Asterisk denotes entries on real places.
*Baden-Baden.
Turgenev uses Baden-Baden because he himself was a frequent visitor to it and other European localities and therefore quite familiar with Western European spas, but also because the deep split among the Russian intellectuals made it natural to set the novel in a Western European location. He probably chose a German location because German philosophers and writers had a considerable influence on Russian thinkers and writers in the nineteenth century.
*Russia. Russia is often alluded to through the presence of Russian characters in Baden-Baden and by way of their arguments. Inevitably, Russia is prominently mentioned, but without dwelling on specific localities. Indeed, although this love story is one of the best written by Turgenev, it is overshadowed by endless discussions and tirades among the Russian visitors about Russian problems, centering on the relationship between Russia and the West and the attitudes of various Russians concerning that issue.
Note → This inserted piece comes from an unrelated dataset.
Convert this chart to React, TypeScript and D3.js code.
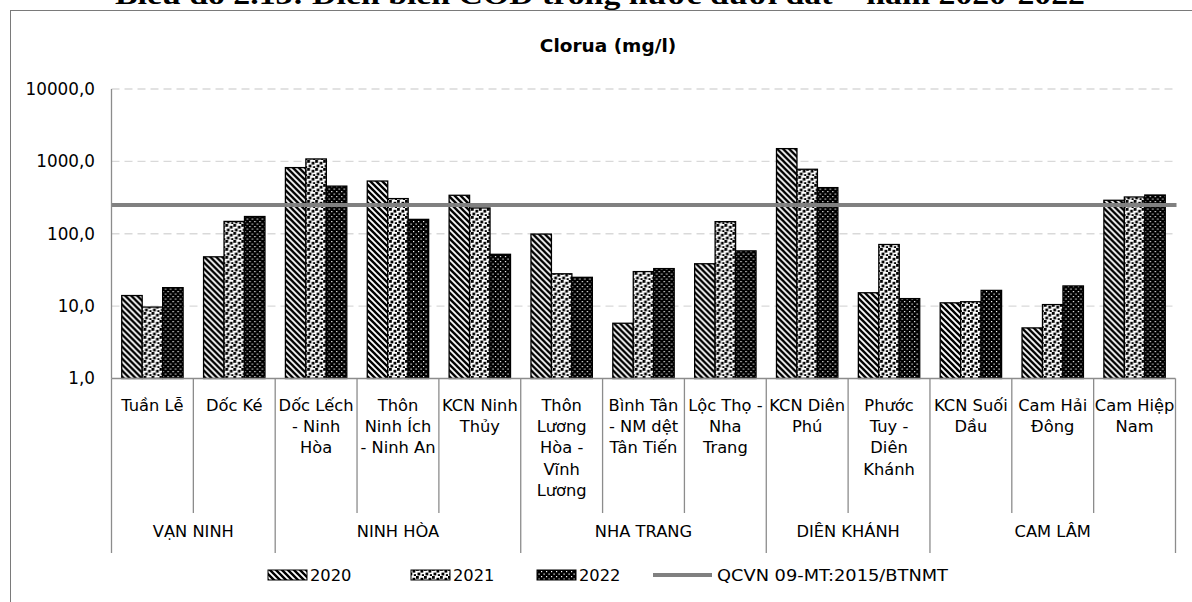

In the three years depicted in the novel, two kinds of Russian visitors to European cities, mostly spas, parade, as depicted by Turgenev: reactionary aristocrats–nobility, generals, and other well-to-do members of society–and the radical liberals. Russian intellectuals are also deeply divided into Slavophiles and Westerners. Turgenev, himself a Westerner, suggests through Potugin that his radical compatriots not look down on the West and idolize uncritically the Russian muzhik (peasant) and “the Russian spirit,” but, instead, learn from the West and adopt those features that are beneficial to Russia. Most important, they should apply themselves to honest and serious work, rather than wasting time and efforts in pursuing revolutionary and unrealistic goals.
*Moscow. In a flashback, Turgenev relates how Litvinov, then a student at Moscow University, meets and falls in love with Irina, who lives near Dogs’ Square, in a wooden house with a front porch, green lions on the gate, and other pretensions of nobility. The house resembles the wooden structures of Moscow that played an important part in the burning of the city before Napoleon’s invasion in 1812.
Train. Heart-broken and utterly disillusioned, Litvinov eventually returns to Russia to forget and to make something of his studies for the benefit of his people. While riding a train through Germany, he looks at the smoke emitted from its steam engine, and everything seems to him to be as ephemeral and transparent as the train’s smoke.